Puso tierra de por medio entre Italia y Portugal, pero volvió a casa como poeta reconocido, cuando se hizo con el accésit del Adonais por Enemigo íntimo, en 1959. Siguieron muchos otros galardones, como el premio Calderón de la Barca de teatro, en 1963, por su obra Los verdes campos del Edén, como un relevo generacional de la dramaturgia de Antonio Buero Vallejo.La dictadura, sin embargo, le concedió otra distinción inefable, la de la censura, ya fuere en televisión o en prensa: un programa con su firma fue cancelado en TVE y la revista Sábado gráfico fue secuestrada por un artículo suyo, Las viudas, que podría ser constitutivo de delito de injurias contra el Movimiento Nacional franquista. Sin embargo, ese texto tuvo otra consecuencia impredecible: a 26 de mayo de 1976 –casi el día y el mes de su muerte final–, Radio San Sebastián informaba de que “el popular comediógrafo y escritor” Antonio Gala había sido víctima de un atentado en Murcia, como vendetta por dicho texto, siendo asesinado de “un disparo certero”. Dos reporteros de La Verdad de Murcia, Changa y Galiana, se toparon con él a la entrada del hotel Siete Coronas, de la capital murciana, “resucitado elegantísimo y exquisito, cual personaje salido de figurín de moda”. Y, claro, declaró que más que a los bulos, estaba acostumbrado a las amenazas.
Formó parte de la inteligencia antifranquista como, luego, seguiría defendiendo a la sociedad civil dado que, a su juicio, los partidos suponían un endeble sostén de la democracia: su firma figuró en numerosos manifiestos progresistas, a favor de la autonomía plena de Andalucía, de los derechos humanos o del sindicalismo jornalero, o contra la ley Corcuera y el militarismo de la OTAN.
Aunque él siempre quiso trascender a la posteridad como poeta, su reconocimiento unánime vino de la mano de su teatro, con títulos como Los buenos días perdidos o Las cítaras colgadas de los árboles, o por sus novelas cargadas de adverbios como a él le gustaban, como La pasión turca –llevada al cine en 1994 por Vicente Aranda, con una convincente Ana Belén en un inolvidable autobús turístico—, Más allá del jardín –también convertida en película por Pedro Olea en 1996– o El manuscrito carmesí, su primera novela, con la que recibiera el Premio Planeta.
Como periodista, sus Charlas con Troylo, en El País Semanal, marcaron una época del columnismo literario: “He conseguido ir al corazón a través de la razón”, afirmó en relación con aquella serie de artículos protagonizados por su perro, aunque tuviera otros como Zegrí o Zagal.
Sus textos en dicho rotativo o en El Independiente o El Mundo fijaban, a menudo a diario, su pensamiento crítico contra una realidad con la que siempre se mostró rebelde.
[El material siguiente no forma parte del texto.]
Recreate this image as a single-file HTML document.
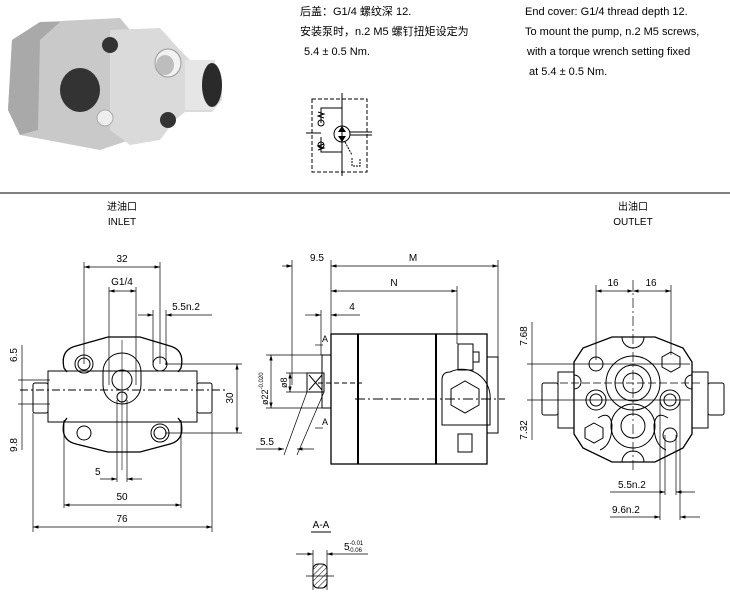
<!DOCTYPE html>
<html><head><meta charset="utf-8"><style>
html,body{margin:0;padding:0;background:#fff;}
svg{display:block;}
text{font-family:"Liberation Sans","Noto Sans CJK SC",sans-serif;fill:#000;}
.t{font-size:10px;}
</style></head><body>
<svg width="730" height="598" viewBox="0 0 730 598" xmlns="http://www.w3.org/2000/svg">
<defs>
<marker id="a" viewBox="0 0 10 6" refX="10" refY="3" markerWidth="8" markerHeight="5" orient="auto-start-reverse"><path d="M0,0L10,3L0,6z" fill="#000"/></marker>
<pattern id="h" width="4" height="4" patternUnits="userSpaceOnUse" patternTransform="rotate(45)"><line x1="0" y1="0" x2="0" y2="4" stroke="#000" stroke-width="1"/></pattern>
</defs>

<!-- photo -->
<g>
<polygon points="12,40 40,22 120,18 130,30 130,140 100,150 20,135 8,110" fill="#c9c9c9"/>
<polygon points="12,40 40,22 60,22 40,40 38,130 20,135 8,110" fill="#a9a9a9"/>
<polygon points="110,30 160,28 180,50 190,60 200,60 215,65 222,80 222,100 212,112 185,112 175,120 160,140 130,145 110,130" fill="#dadada"/>
<ellipse cx="168" cy="63" rx="13" ry="14" fill="#f2f2f2" stroke="#999"/>
<ellipse cx="165" cy="65" rx="9" ry="10" fill="#bdbdbd"/>
<rect x="185" y="60" width="30" height="50" fill="#e6e6e6"/>
<ellipse cx="212" cy="85" rx="10" ry="22" fill="#2a2a2a"/>
<ellipse cx="80" cy="90" rx="20" ry="22" fill="#333"/>
<ellipse cx="110" cy="45" rx="8" ry="8" fill="#333"/>
<ellipse cx="168" cy="120" rx="8" ry="8" fill="#333"/>
<ellipse cx="105" cy="118" rx="8" ry="8" fill="#eee" stroke="#aaa"/>
</g>

<!-- top texts -->
<text x="300" y="15" font-size="11">后盖：G1/4 螺纹深 12.</text>
<text x="300" y="35" font-size="11">安装泵时，n.2 M5 螺钉扭矩设定为</text>
<text x="304" y="55" font-size="11">5.4 ± 0.5 Nm.</text>
<text x="525" y="15" font-size="11">End cover: G1/4 thread depth 12.</text>
<text x="525" y="35" font-size="11">To mount the pump, n.2 M5 screws,</text>
<text x="527" y="55" font-size="11">with a torque wrench setting fixed</text>
<text x="529" y="75" font-size="11">at 5.4 ± 0.5 Nm.</text>

<!-- hydraulic symbol -->
<g fill="none" stroke="#000" stroke-width="1">
<rect x="312" y="99" width="55" height="73" stroke-dasharray="4,2"/>
<line x1="342" y1="93" x2="342" y2="176"/>
<path d="M342,108 H321 V123 M321,137 V152 H342"/>
<circle cx="321" cy="123" r="3"/><circle cx="321" cy="145" r="3"/>
<path d="M318,112 l6,2 l-6,2 l6,2 M318,150 l6,-2 l-6,-2 l6,-2"/>
<line x1="306" y1="133" x2="321" y2="133"/>
<circle cx="342" cy="134" r="8"/>
<path d="M350,132 H372 M350,135 H372"/>
<path d="M345,142 L352,155 M352,158 V166 H360 V158" stroke-dasharray="2,1"/>
</g>
<path d="M338,132 L342,126 L346,132z M338,136 L342,142 L346,136z" fill="#000"/>

<line x1="0" y1="193" x2="730" y2="193" stroke="#000"/>

<text x="122" y="210" class="t" font-size="9" text-anchor="middle">进油口</text>
<text x="122" y="225" class="t" text-anchor="middle">INLET</text>
<text x="633" y="210" class="t" font-size="9" text-anchor="middle">出油口</text>
<text x="633" y="225" class="t" text-anchor="middle">OUTLET</text>

<!-- LEFT VIEW -->
<g fill="none" stroke="#000" stroke-width="1">
<rect x="48" y="371" width="149" height="51"/>
<rect x="33" y="383" width="15" height="30" rx="2"/>
<rect x="197" y="383" width="15" height="30" rx="2"/>
<path d="M108,337 H140 L170,346 Q185,350 181,368 L178,372 M108,337 L76,346 Q60,350 64,368 L67,372 M108,452 H140 L170,444 Q185,440 181,422 L178,418 M108,452 L76,444 Q60,440 64,422 L67,418" stroke-width="1.3"/>
<path d="M103,372 A19,19 0 1 1 141,372 L141,385 A19,19 0 0 1 103,385 Z"/>
<circle cx="122" cy="380" r="10"/>
<circle cx="122" cy="397" r="5"/>
<circle cx="84" cy="364" r="9"/><circle cx="84" cy="364" r="6"/>
<circle cx="160" cy="364" r="7"/>
<circle cx="84" cy="433" r="7"/>
<circle cx="160" cy="433" r="9"/><circle cx="160" cy="433" r="6"/>
<line x1="20" y1="390" x2="225" y2="390" stroke-dasharray="8,3,2,3"/>
<line x1="122" y1="340" x2="122" y2="470" stroke-width="0.6"/>
<!-- dims -->
<g stroke-width="0.7">
<line x1="84" y1="262" x2="84" y2="364"/><line x1="160" y1="262" x2="160" y2="364"/>
<line x1="84" y1="267" x2="160" y2="267" marker-start="url(#a)" marker-end="url(#a)"/>
<line x1="109" y1="287" x2="109" y2="385"/><line x1="136" y1="287" x2="136" y2="385"/>
<line x1="109" y1="291" x2="136" y2="291" marker-start="url(#a)" marker-end="url(#a)"/>
<line x1="153" y1="310" x2="153" y2="365"/><line x1="166" y1="310" x2="166" y2="365"/>
<line x1="138" y1="315" x2="153" y2="315" marker-end="url(#a)"/>
<line x1="166" y1="315" x2="212" y2="315" marker-start="url(#a)"/>
<line x1="165" y1="364" x2="242" y2="364"/><line x1="165" y1="433" x2="242" y2="433"/>
<line x1="237" y1="364" x2="237" y2="433" marker-start="url(#a)" marker-end="url(#a)"/>
<line x1="22" y1="345" x2="22" y2="450"/>
<line x1="18" y1="380" x2="50" y2="380"/><line x1="18" y1="404" x2="50" y2="404"/>
<line x1="117" y1="400" x2="117" y2="482"/><line x1="127" y1="400" x2="127" y2="482"/>
<line x1="100" y1="479" x2="117" y2="479" marker-end="url(#a)"/><line x1="127" y1="479" x2="142" y2="479" marker-start="url(#a)"/>
<line x1="64" y1="420" x2="64" y2="508"/><line x1="181" y1="420" x2="181" y2="508"/>
<line x1="64" y1="505" x2="181" y2="505" marker-start="url(#a)" marker-end="url(#a)"/>
<line x1="33" y1="413" x2="33" y2="532"/><line x1="212" y1="413" x2="212" y2="532"/>
<line x1="33" y1="527" x2="212" y2="527" marker-start="url(#a)" marker-end="url(#a)"/>
</g>
</g>
<text x="122" y="262" class="t" text-anchor="middle">32</text>
<text x="122" y="285" class="t" text-anchor="middle">G1/4</text>
<text x="186" y="310" class="t" text-anchor="middle">5.5n.2</text>
<text x="95" y="475" class="t">5</text>
<text x="122" y="500" class="t" text-anchor="middle">50</text>
<text x="122" y="522" class="t" text-anchor="middle">76</text>
<text transform="translate(233,398) rotate(-90)" class="t" text-anchor="middle">30</text>
<text transform="translate(17,355) rotate(-90)" class="t" text-anchor="middle">6.5</text>
<text transform="translate(17,445) rotate(-90)" class="t" text-anchor="middle">9.8</text>

<!-- MIDDLE VIEW -->
<g fill="none" stroke="#000" stroke-width="1">
<rect x="331" y="334" width="156" height="130" stroke-width="1.3"/>
<line x1="358" y1="334" x2="358" y2="464" stroke-width="2"/>
<line x1="436" y1="334" x2="436" y2="464" stroke-width="2"/>
<path d="M487,357 H498 V433 H487"/>
<path d="M450,372 A28,28 0 0 1 490,400 V425 H442 V380 Q442,372 450,372Z"/>
<polygon points="465,381 479,389 479,405 465,413 451,405 451,389"/>
<rect x="458" y="344" width="15" height="26"/><rect x="473" y="352" width="6" height="10"/>
<rect x="458" y="434" width="14" height="18"/>
<rect x="322" y="355" width="9" height="53"/>
<rect x="307" y="373" width="17" height="19"/>
<path d="M309,375 L322,390 M322,375 L309,390"/>
<line x1="355" y1="399" x2="505" y2="399" stroke-dasharray="10,3,2,3"/>
<line x1="318" y1="383" x2="362" y2="383" stroke-dasharray="5,3"/>
<g stroke-width="0.7">
<line x1="292" y1="260" x2="292" y2="385"/><line x1="331" y1="260" x2="331" y2="334"/><line x1="498" y1="260" x2="498" y2="357"/>
<line x1="290" y1="266" x2="292" y2="266" marker-end="url(#a)"/>
<line x1="282" y1="266" x2="292" y2="266" marker-end="url(#a)"/>
<line x1="331" y1="266" x2="498" y2="266" marker-start="url(#a)" marker-end="url(#a)"/>
<line x1="457" y1="286" x2="457" y2="344"/>
<line x1="331" y1="291" x2="457" y2="291" marker-start="url(#a)" marker-end="url(#a)"/>
<line x1="321" y1="310" x2="321" y2="355"/>
<line x1="305" y1="315" x2="321" y2="315" marker-end="url(#a)"/><line x1="331" y1="315" x2="360" y2="315" marker-start="url(#a)"/>
<line x1="266" y1="355" x2="322" y2="355"/><line x1="266" y1="408" x2="322" y2="408"/>
<line x1="271" y1="355" x2="271" y2="408" marker-start="url(#a)" marker-end="url(#a)"/>
<line x1="286" y1="373" x2="307" y2="373"/><line x1="286" y1="392" x2="307" y2="392"/>
<line x1="290" y1="373" x2="290" y2="392" marker-start="url(#a)" marker-end="url(#a)"/>
<line x1="307" y1="392" x2="284" y2="455"/><line x1="324" y1="392" x2="297" y2="455"/>
<line x1="256" y1="449" x2="284" y2="449" marker-end="url(#a)"/><line x1="297" y1="449" x2="314" y2="449" marker-start="url(#a)"/>
<line x1="315" y1="345" x2="323" y2="345"/><line x1="315" y1="428" x2="323" y2="428"/>
</g>
</g>
<text x="317" y="261" class="t" text-anchor="middle">9.5</text>
<text x="413" y="261" class="t" text-anchor="middle">M</text>
<text x="394" y="286" class="t" text-anchor="middle">N</text>
<text x="352" y="310" class="t" text-anchor="middle">4</text>
<text x="322" y="342" font-size="9">A</text>
<text x="322" y="425" font-size="9">A</text>
<text x="260" y="445" class="t">5.5</text>
<text transform="translate(268,405) rotate(-90)" font-size="9">ø22<tspan font-size="6" dy="-5">-0.020</tspan></text>
<text transform="translate(287,388) rotate(-90)" font-size="9">ø8</text>

<text x="321" y="528" class="t" text-anchor="middle">A-A</text>
<line x1="311" y1="532" x2="331" y2="532" stroke="#000"/>
<text x="344" y="550" class="t">5<tspan font-size="6" dy="-5">-0.01</tspan><tspan font-size="6" dx="-15" dy="7">-0.06</tspan></text>
<g stroke="#000" stroke-width="0.7" fill="none">
<line x1="296" y1="554" x2="313" y2="554" marker-end="url(#a)"/>
<line x1="327" y1="554" x2="368" y2="554" marker-start="url(#a)"/>
<line x1="313" y1="550" x2="313" y2="590"/><line x1="327" y1="550" x2="327" y2="590"/>
<rect x="313" y="564" width="14" height="24" rx="5" fill="url(#h)" stroke-width="1"/>
<line x1="306" y1="576" x2="334" y2="576"/>
</g>

<!-- RIGHT VIEW -->
<g fill="none" stroke="#000" stroke-width="1">
<rect x="558" y="372" width="16" height="56"/><rect x="542" y="383" width="16" height="32" rx="2"/>
<rect x="692" y="372" width="16" height="56"/><rect x="708" y="383" width="16" height="32" rx="2"/>
<polygon points="612,337 655,337 683,348 692,362 692,434 683,448 655,462 612,462 583,448 574,434 574,362 583,348" stroke-width="1.3"/>
<circle cx="633" cy="383" r="27"/><circle cx="633" cy="383" r="18"/><circle cx="633" cy="383" r="10"/>
<circle cx="633" cy="426" r="22"/><circle cx="633" cy="426" r="12"/>
<circle cx="596" cy="364" r="7"/>
<polygon points="671,352 680,357 680,367 671,372 662,367 662,357"/>
<circle cx="596" cy="400" r="10"/><circle cx="596" cy="400" r="6"/>
<circle cx="670" cy="400" r="10"/><circle cx="670" cy="400" r="6"/>
<polygon points="594,423 603,428 603,438 594,443 585,438 585,428"/>
<circle cx="670" cy="435" r="7"/>
<path d="M622,337 A11,11 0 0 0 644,337 M622,462 A11,11 0 0 1 644,462"/>
<path d="M574,375 A7,7 0 0 1 574,389 M692,375 A7,7 0 0 0 692,389"/>
<path d="M598,418 Q610,410 612,425 Q612,445 600,450 M668,418 Q656,410 654,425 Q654,445 666,450"/>
<g stroke-width="0.7">
<line x1="633" y1="280" x2="633" y2="472" stroke-dasharray="10,3,2,3"/>
<line x1="596" y1="285" x2="596" y2="360"/><line x1="671" y1="285" x2="671" y2="355"/>
<line x1="596" y1="291" x2="633" y2="291" marker-start="url(#a)" marker-end="url(#a)"/>
<line x1="633" y1="291" x2="671" y2="291" marker-start="url(#a)" marker-end="url(#a)"/>
<line x1="527" y1="364" x2="690" y2="364"/><line x1="527" y1="400" x2="690" y2="400"/><line x1="560" y1="383" x2="700" y2="383" stroke-dasharray="8,3"/>
<line x1="532" y1="322" x2="532" y2="440"/>
<line x1="660" y1="400" x2="660" y2="520"/><line x1="680" y1="400" x2="680" y2="520"/>
<line x1="665" y1="435" x2="665" y2="495"/><line x1="676" y1="435" x2="676" y2="495"/>
<line x1="610" y1="492" x2="665" y2="492" marker-end="url(#a)"/><line x1="676" y1="492" x2="695" y2="492" marker-start="url(#a)"/>
<line x1="610" y1="517" x2="660" y2="517" marker-end="url(#a)"/><line x1="680" y1="517" x2="700" y2="517" marker-start="url(#a)"/>
</g>
</g>
<text x="613" y="286" class="t" text-anchor="middle">16</text>
<text x="651" y="286" class="t" text-anchor="middle">16</text>
<text transform="translate(527,336) rotate(-90)" class="t" text-anchor="middle">7.68</text>
<text transform="translate(527,430) rotate(-90)" class="t" text-anchor="middle">7.32</text>
<text x="618" y="488" class="t">5.5n.2</text>
<text x="612" y="513" class="t">9.6n.2</text>
</svg>
</body></html>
Festejado por todas sus patrias, Manolo Sanlúcar puso música a su Testamento andaluz, de 1994. Si él quería ser recordado como poeta, quienes quieran rendirle tributo pueden adentrarse así en una obra que inició, antes del accésit del Adonais, con Perseo, cuyos versos fueron recobrados tardíamente entre sus Poemas de amor de 1997, un libro de éxito en cuyas presentaciones solía llenar teatros, mayoritariamente de mujeres, que a su juicio encarnaban la pasión.